Holy shit Batman, Zango’s Public Relations department openly admitting they provide their advertiser’s with Merchant’s shopping cart URLs for targeting. I didn’t know whether to laugh, cry or be happy they are being more honest about how they operate their business. I wonder if Zango provided the shopping cart list to these guys? Thank-you Zango for providing people even more assistance to poach Merchant’s shopping carts. All is well in the world of online advertising. But they offer more help beyond tagging the Merchant’s shopping cart URLs for you.
Zango’s software will load pop-ups when a trademarked product names appears on a page.
As a merchant if you have vendors who are very conscience about their trademark and how it is used, you may be SOL. Are your manufacturer relationships being put at risk here? The online marketing world again thanks you Zango. I hope that Merchant’s who are advertising through Zango themselves are paying attention to all of this. Why are some Merchants using Zango? Startz saved the very best for last.
He says if companies want to protect their home pages or trademarks from pop-ups, they can always outbid their competitors. “We don’t apologize for the aggressive nature of our ad network,” Stratz says, adding that 200,000 people willingly download Zango software each day.

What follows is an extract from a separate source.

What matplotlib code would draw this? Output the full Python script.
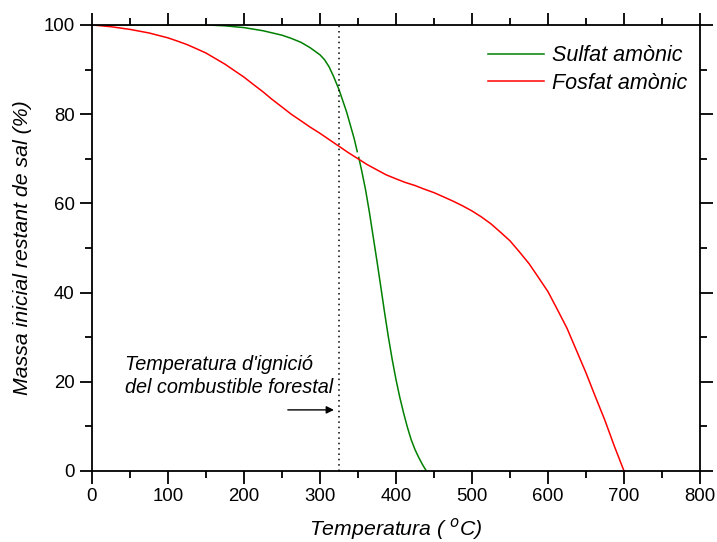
import matplotlib
matplotlib.use('Agg')
import matplotlib.pyplot as plt
from matplotlib.ticker import MultipleLocator

plt.rcParams['font.family'] = ['Liberation Sans', 'DejaVu Sans']

# Sulfat amonic (two pieces, small break near 350 C)
sulfat_t1 = [0, 50, 100, 150, 175, 200, 225, 250, 262, 275, 287, 300, 306, 312,
             318, 325, 330, 335, 340, 345, 349]
sulfat_m1 = [100, 100, 100, 100, 99.8, 99.4, 98.7, 97.7, 97.0, 96.1, 94.9, 93.3, 92.2, 90.6,
             88.4, 85.5, 83.0, 80.5, 77.5, 74.5, 71.6]
sulfat_t2 = [351, 355, 360, 365, 370, 375, 380, 385, 390, 395, 400, 405, 410, 415,
             420, 425, 430, 435, 440]
sulfat_m2 = [70.3, 67.2, 63.0, 58.0, 52.5, 47.0, 41.3, 35.5, 30.0, 25.0, 20.5, 16.5, 13.0, 9.8,
             7.0, 4.8, 3.0, 1.4, 0.0]

# Fosfat amonic
fosfat_t = [0, 25, 50, 75, 100, 112, 125, 137, 150, 162, 175, 187, 200, 212, 225, 237,
            250, 262, 275, 287, 300, 312, 325, 337, 350, 362, 375, 387, 400, 412, 425,
            437, 450, 462, 475, 487, 500, 512, 525, 537, 550, 562, 575, 587, 600,
            612, 625, 637, 650, 662, 675, 687, 700]
fosfat_m = [100, 99.6, 99.0, 98.2, 97.1, 96.4, 95.6, 94.7, 93.7, 92.5, 91.2, 89.8, 88.3, 86.7,
            85.0, 83.3, 81.6, 80.0, 78.5, 77.1, 75.7, 74.3, 72.8, 71.4, 70.0, 68.7, 67.5,
            66.4, 65.5, 64.7, 64.0, 63.2, 62.4, 61.5, 60.5, 59.5, 58.3, 57.0, 55.4, 53.6,
            51.6, 49.2, 46.5, 43.5, 40.2, 36.3, 32.0, 27.2, 22.0, 16.8, 11.3, 5.7, 0.0]

ignicio_t = 325

fig = plt.figure(figsize=(7.17, 5.42), dpi=100)
ax = fig.add_axes([0.1283, 0.131, 0.848, 0.823])

ax.plot(sulfat_t1, sulfat_m1, color='#008000', lw=1.1, label='Sulfat amònic')
ax.plot(sulfat_t2, sulfat_m2, color='#008000', lw=1.1)
ax.plot(fosfat_t, fosfat_m, color='#ff0000', lw=1.1, label='Fosfat amònic')
ax.axvline(ignicio_t, color='black', ls=(0, (1, 2.5)), lw=1.1)

ax.text(43, 21.3, "Temperatura d'ignició\ndel combustible forestal",
        fontsize=14.3, style='italic', va='center', ha='left', linespacing=1.3)
ax.annotate('', xy=(322, 13.7), xytext=(254, 13.7),
            arrowprops=dict(arrowstyle='-|>', color='black', lw=1, mutation_scale=11))

ax.set_xlim(0, 800)
ax.set_ylim(0, 100)
ax.xaxis.set_major_locator(MultipleLocator(100))
ax.xaxis.set_minor_locator(MultipleLocator(50))
ax.yaxis.set_major_locator(MultipleLocator(20))
ax.yaxis.set_minor_locator(MultipleLocator(10))
ax.tick_params(which='both', direction='out', top=True, right=True, width=1.3,
               labeltop=False, labelright=False, labelsize=13.4)
ax.tick_params(which='major', length=9)
ax.tick_params(which='minor', length=5)
for sp in ax.spines.values():
    sp.set_linewidth(1.3)

ax.set_xlabel('Temperatura ( $^{o}$C)', fontsize=15.3, style='italic', labelpad=8)
ax.set_ylabel('Massa inicial restant de sal (%)', fontsize=15.3, style='italic', labelpad=8)

ax.legend(loc='upper right', frameon=False, prop=dict(size=15.5, style='italic'),
          handlelength=2.6, handletextpad=0.4, borderaxespad=0.3, labelspacing=0.3,
          bbox_to_anchor=(1.004, 0.988))

fig.savefig('out.png', dpi=100)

Thirty thousand feet up in the air of a commuter plane probably wasn’t the best place for me to read that statement. What a nice little racket (and I do use that word intentionally) you got going to pull in more advertisers. The first thing that came to my mind when I read that statement was the schoolyard bully making kiddies pay so that won’t have their lunch stolen. Then I thought no, that was too mild. Businesses paying “protection money” to various unsavories in order to operate without interference seemed more appropriate. When you take statement in context with all the previous things Stratz had just said, why did I feel like I had just gotten a visit from the Sopranos? Has Zango become so entrenched and established in online marketing that this is what they feel comfortable putting out through their Public Relations Department? Is the Industry (as a whole) that accepting and condoning of these types of practices? Is this a model we want for online marketing? Does the online marketing industry not even raise an eyebrow at such statements? I personally do not accept nor condone such practices. Nor do I think it is good for the industry as a whole. Maybe we need a new metric in measuring ad spends to include protecting our web sites. If you haven’t caught on, I was both furious and offended by the comments from Zango. And for the sake of the Industry, I hope I am not alone. And I’ll go further by saying that anyone who is spending their ad dollars with Zango (for whatever reasons), who thinks this is acceptable practices in online advertising and/or who condones any of the above practices are just as much a part of the problem as Zango themselves.